AMERICAN LITERATURE - SAUL BELLOW: HERZOG


AMERICAN LITERATURE - SAUL BELLOW: HERZOG AMERICAN LITERATURE - SAUL BELLOW: HERZOG

Saul Bellow’s *Herzog* (1964) is a landmark of twentieth-century fiction—a sprawling, intellectually charged novel that captures the fragmented consciousness of its protagonist, Moses E. Herzog, a middle-aged academic unraveling in the wake of personal betrayals. Written in the wake of Bellow’s own tumultuous life, the novel won the National Book Award and cemented his reputation as a master of voice and interiority.

The plot is deceptively simple: Herzog has been abandoned by his second wife, Madeleine, for his best friend, Valentine Gersbach. Reeling, he retreats to his dilapidated house in the Berkshires, unable to work, haunted by memories. Yet the novel’s engine is not action but letters—unsent letters Herzog composes in his mind to everyone from Nietzsche and Heidegger to his dead mother, his ex-wife, and the president. These missives are his attempt to wrestle with modernity’s spiritual emptiness, the failures of marriage, and the meaning of suffering.

Herzog is a classic Bellow protagonist: hyper-educated, prone to intellectual grandiosity, yet deeply vulnerable. He sees himself as a failed man, yet his relentless letter-writing becomes a form of survival. The novel oscillates between farce and tragedy—Herzog’s comic misadventures include accidentally stealing a child’s toy bird and nearly shooting Gersbach—before arriving at a quiet epiphany. In the final pages, lying on a sofa in his abandoned house, he writes simply: “But I’ve been a foolish, docile Herzog. Not a bad man. Not a cruel man. I’ve disappointed and I’ve been disappointed.”

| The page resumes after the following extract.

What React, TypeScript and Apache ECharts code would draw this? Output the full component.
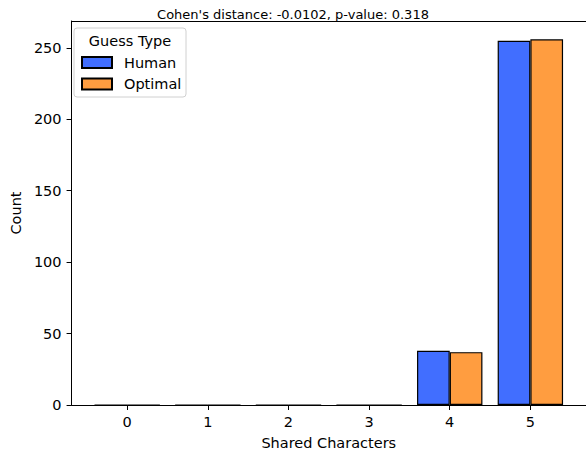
import React, { useEffect, useRef } from "react";
import * as echarts from "echarts";

const categories = [0, 1, 2, 3, 4, 5];
const humanCounts = [0, 0, 0, 0, 38, 255];
const optimalCounts = [0, 0, 0, 0, 37, 256];
const yTicks = [0, 50, 100, 150, 200, 250];
const seriesNames = ["Human", "Optimal"];
const titleText = "Cohen's distance: -0.0102, p-value: 0.318";

const FONT = "DejaVu Sans";
const FS = 14.5;
const TFS = 13;

export default function App() {
  const ref = useRef<HTMLDivElement>(null);
  useEffect(() => {
    if (!ref.current) return;
    const chart = echarts.init(ref.current, null, { renderer: "svg" });
    const barStyle = (color: string) => ({
      color,
      borderColor: "#000",
      borderWidth: 1.2,
    });
    chart.setOption({
      animation: false,
      textStyle: { fontFamily: FONT },
      title: {
        text: titleText,
        left: "center",
        top: 3,
        textStyle: { fontFamily: FONT, fontSize: TFS, fontWeight: "normal", color: "#000" },
      },
      grid: { left: 67, top: 21, width: 522, bottom: 45 },
      xAxis: [
        {
          type: "value",
          min: -0.69,
          max: 5.69,
          name: "Shared Characters",
          nameLocation: "middle",
          nameGap: 30,
          nameTextStyle: { fontFamily: FONT, fontSize: FS, color: "#000" },
          splitLine: { show: false },
          axisLine: { show: true, onZero: false, lineStyle: { color: "#000", width: 1 } },
          axisTick: { show: true, length: 5, lineStyle: { color: "#000" }, customValues: categories },
          axisLabel: {
            fontFamily: FONT,
            fontSize: FS,
            color: "#000",
            margin: 9,
            customValues: categories,
          },
        },
        {
          type: "value",
          position: "top",
          min: -0.69,
          max: 5.69,
          splitLine: { show: false },
          axisLine: { show: true, onZero: false, lineStyle: { color: "#000", width: 1 } },
          axisTick: { show: false },
          axisLabel: { show: false },
        },
      ],
      yAxis: {
        type: "value",
        min: 0,
        max: 268.8,
        name: "Count",
        nameLocation: "middle",
        nameGap: 43,
        nameTextStyle: { fontFamily: FONT, fontSize: FS, color: "#000" },
        splitLine: { show: false },
        axisLine: { show: true, onZero: false, lineStyle: { color: "#000", width: 1 } },
        axisTick: { show: true, length: 5, lineStyle: { color: "#000" }, customValues: yTicks },
        axisLabel: {
          fontFamily: FONT,
          fontSize: FS,
          color: "#000",
          margin: 10,
          customValues: yTicks,
        },
      },
      legend: {
        orient: "vertical",
        left: 76,
        top: 50,
        itemWidth: 30,
        itemHeight: 11,
        itemGap: 6.5,
        icon: "rect",
        textStyle: { fontFamily: FONT, fontSize: FS, color: "#000", padding: [0, 0, 0, 7] },
        data: seriesNames,
      },
      graphic: [
        {
          type: "rect",
          shape: { x: 74, y: 28, width: 112, height: 69, r: 3 },
          style: { fill: "rgba(255,255,255,0.8)", stroke: "#d0d0d0", lineWidth: 1 },
          z: 0,
          silent: true,
        },
        {
          type: "text",
          x: 130,
          y: 41,
          style: {
            text: "Guess Type",
            fontFamily: FONT,
            fontSize: FS,
            fill: "#000",
            align: "center",
            verticalAlign: "middle",
          },
          z: 10,
        },
      ],
      series: [
        {
          name: seriesNames[0],
          type: "bar",
          xAxisIndex: 0,
          barWidth: 32.7,
          barGap: "0%",
          itemStyle: barStyle("#416eff"),
          data: categories.map((c, i) => [c, humanCounts[i]]),
        },
        {
          name: seriesNames[1],
          type: "bar",
          xAxisIndex: 0,
          barWidth: 32.7,
          barGap: "0%",
          itemStyle: barStyle("#ff9d40"),
          data: categories.map((c, i) => [c, optimalCounts[i]]),
        },
      ],
    });
    return () => chart.dispose();
  }, []);
  return (
    <div
      ref={ref}
      style={{ position: "fixed", left: 0, top: 0, width: 586, height: 455, background: "#fff" }}
    />
  );
}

Bellow’s prose is electric, blending high philosophy with streetwise slang, lyricism with brutal comedy. *Herzog* rejects the nihilism of post-war literature, affirming instead the messiness of ordinary consciousness as the only authentic ground for hope. As Herzog concludes: “At this time, he had no messages for anyone. Nothing. Not a single word.” That silence—after so much noise—is not defeat but liberation. Bellow’s genius lies in making thought itself a heroic, absurd, and deeply human act.